## Material
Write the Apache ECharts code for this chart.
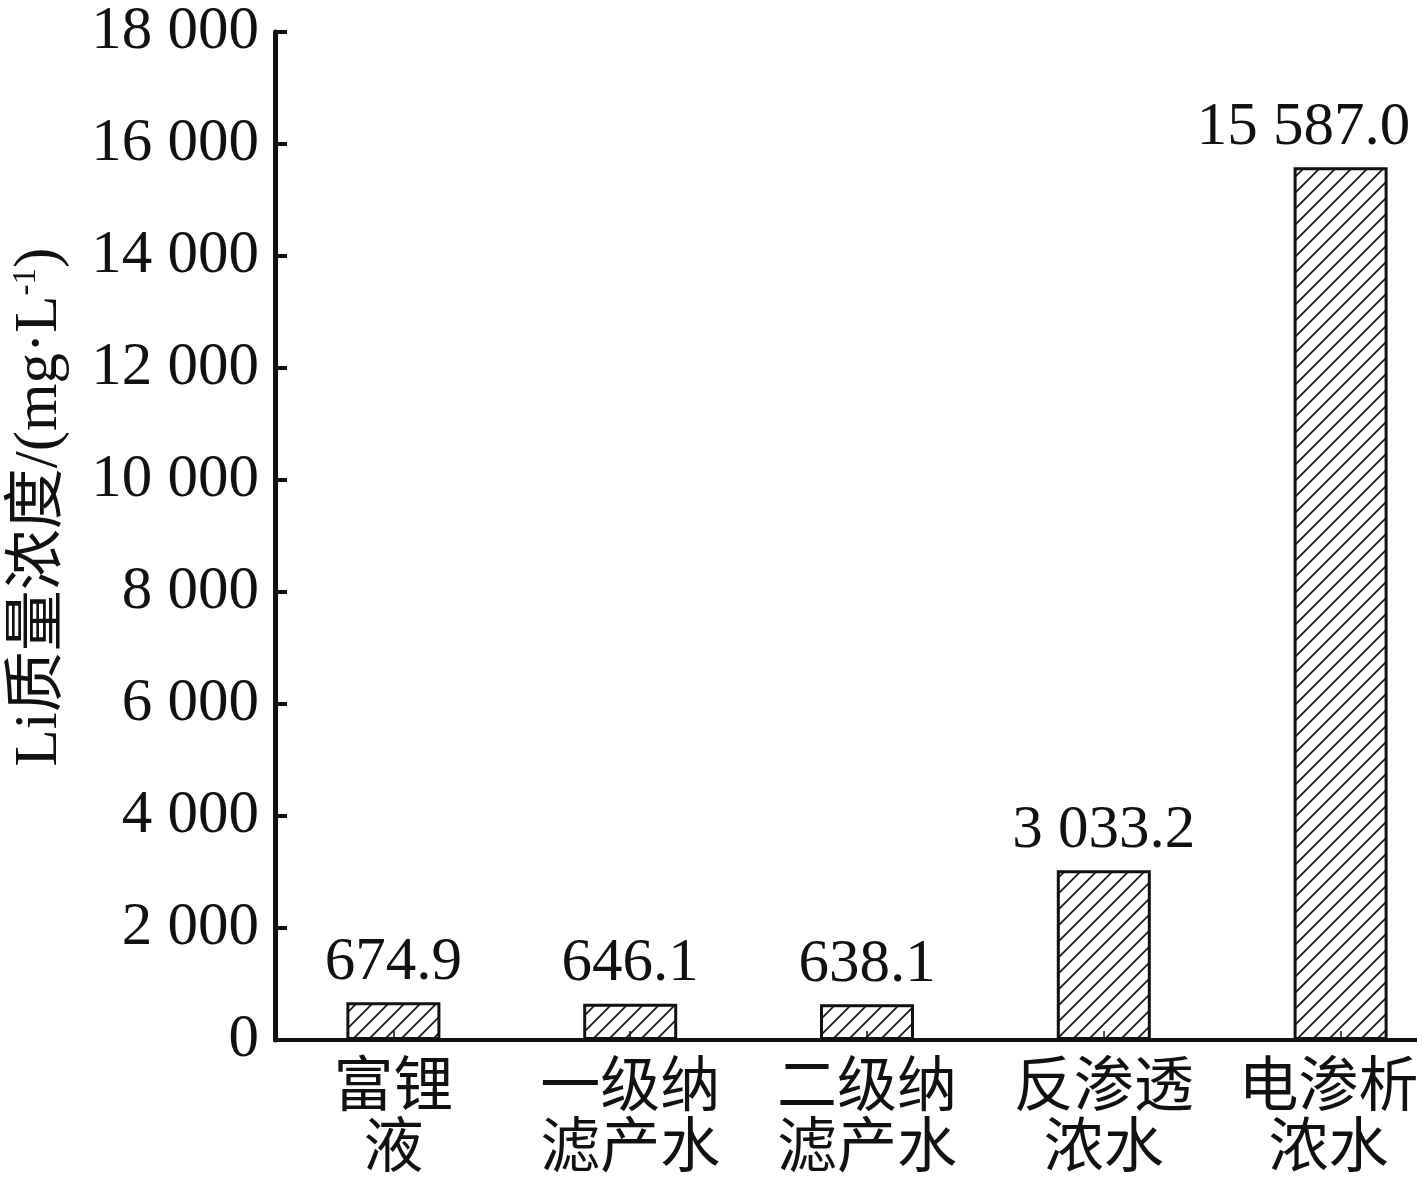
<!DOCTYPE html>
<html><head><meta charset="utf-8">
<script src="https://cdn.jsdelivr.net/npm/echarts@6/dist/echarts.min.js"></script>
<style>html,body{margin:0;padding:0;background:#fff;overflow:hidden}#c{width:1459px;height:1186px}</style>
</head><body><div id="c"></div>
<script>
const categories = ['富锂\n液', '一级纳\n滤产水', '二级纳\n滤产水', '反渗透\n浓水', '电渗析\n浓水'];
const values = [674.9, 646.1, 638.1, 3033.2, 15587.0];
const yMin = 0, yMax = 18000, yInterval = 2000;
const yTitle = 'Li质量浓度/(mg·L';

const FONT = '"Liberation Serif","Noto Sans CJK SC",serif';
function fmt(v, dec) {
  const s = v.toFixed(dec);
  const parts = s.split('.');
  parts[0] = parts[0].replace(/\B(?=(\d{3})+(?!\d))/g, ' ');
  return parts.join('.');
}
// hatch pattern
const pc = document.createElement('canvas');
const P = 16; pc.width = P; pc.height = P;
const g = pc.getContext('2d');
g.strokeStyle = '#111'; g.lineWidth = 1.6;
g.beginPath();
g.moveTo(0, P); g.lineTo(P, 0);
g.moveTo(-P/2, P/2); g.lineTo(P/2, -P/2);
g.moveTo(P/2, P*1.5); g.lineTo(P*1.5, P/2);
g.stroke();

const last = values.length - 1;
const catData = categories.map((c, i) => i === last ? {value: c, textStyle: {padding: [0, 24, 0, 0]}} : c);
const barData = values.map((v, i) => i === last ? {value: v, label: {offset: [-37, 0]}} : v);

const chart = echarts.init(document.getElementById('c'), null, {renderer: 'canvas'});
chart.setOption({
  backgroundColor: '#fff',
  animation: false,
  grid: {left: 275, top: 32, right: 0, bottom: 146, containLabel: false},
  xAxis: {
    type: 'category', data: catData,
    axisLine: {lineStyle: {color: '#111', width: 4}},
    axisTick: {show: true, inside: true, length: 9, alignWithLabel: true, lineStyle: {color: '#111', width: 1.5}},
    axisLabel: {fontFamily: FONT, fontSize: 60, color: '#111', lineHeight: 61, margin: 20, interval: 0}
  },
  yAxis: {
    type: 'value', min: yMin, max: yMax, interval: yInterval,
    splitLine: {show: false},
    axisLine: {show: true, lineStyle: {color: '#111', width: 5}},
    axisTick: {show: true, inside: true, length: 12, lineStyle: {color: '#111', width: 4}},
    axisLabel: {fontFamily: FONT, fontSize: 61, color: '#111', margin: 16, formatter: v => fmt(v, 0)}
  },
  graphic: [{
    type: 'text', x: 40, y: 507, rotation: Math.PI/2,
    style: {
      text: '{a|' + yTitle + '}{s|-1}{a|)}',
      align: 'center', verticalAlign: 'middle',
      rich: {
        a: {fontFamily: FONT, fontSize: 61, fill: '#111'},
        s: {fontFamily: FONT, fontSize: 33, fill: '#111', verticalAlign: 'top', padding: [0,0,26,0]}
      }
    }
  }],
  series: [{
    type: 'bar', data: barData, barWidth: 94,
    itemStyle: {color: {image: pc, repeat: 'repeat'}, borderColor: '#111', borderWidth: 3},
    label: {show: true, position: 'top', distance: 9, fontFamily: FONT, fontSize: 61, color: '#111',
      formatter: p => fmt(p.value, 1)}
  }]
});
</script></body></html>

## Challenge
Starting with the first line of the data above and ending with the line containing "g.stroke();", please restate every line exactly, leaving images out.

## Exercise answer
Write the Apache ECharts code for this chart.
<!DOCTYPE html>
<html><head><meta charset="utf-8">
<script src="https://cdn.jsdelivr.net/npm/echarts@6/dist/echarts.min.js"></script>
<style>html,body{margin:0;padding:0;background:#fff;overflow:hidden}#c{width:1459px;height:1186px}</style>
</head><body><div id="c"></div>
<script>
const categories = ['富锂\n液', '一级纳\n滤产水', '二级纳\n滤产水', '反渗透\n浓水', '电渗析\n浓水'];
const values = [674.9, 646.1, 638.1, 3033.2, 15587.0];
const yMin = 0, yMax = 18000, yInterval = 2000;
const yTitle = 'Li质量浓度/(mg·L';

const FONT = '"Liberation Serif","Noto Sans CJK SC",serif';
function fmt(v, dec) {
  const s = v.toFixed(dec);
  const parts = s.split('.');
  parts[0] = parts[0].replace(/\B(?=(\d{3})+(?!\d))/g, ' ');
  return parts.join('.');
}
// hatch pattern
const pc = document.createElement('canvas');
const P = 16; pc.width = P; pc.height = P;
const g = pc.getContext('2d');
g.strokeStyle = '#111'; g.lineWidth = 1.6;
g.beginPath();
g.moveTo(0, P); g.lineTo(P, 0);
g.moveTo(-P/2, P/2); g.lineTo(P/2, -P/2);
g.moveTo(P/2, P*1.5); g.lineTo(P*1.5, P/2);
g.stroke();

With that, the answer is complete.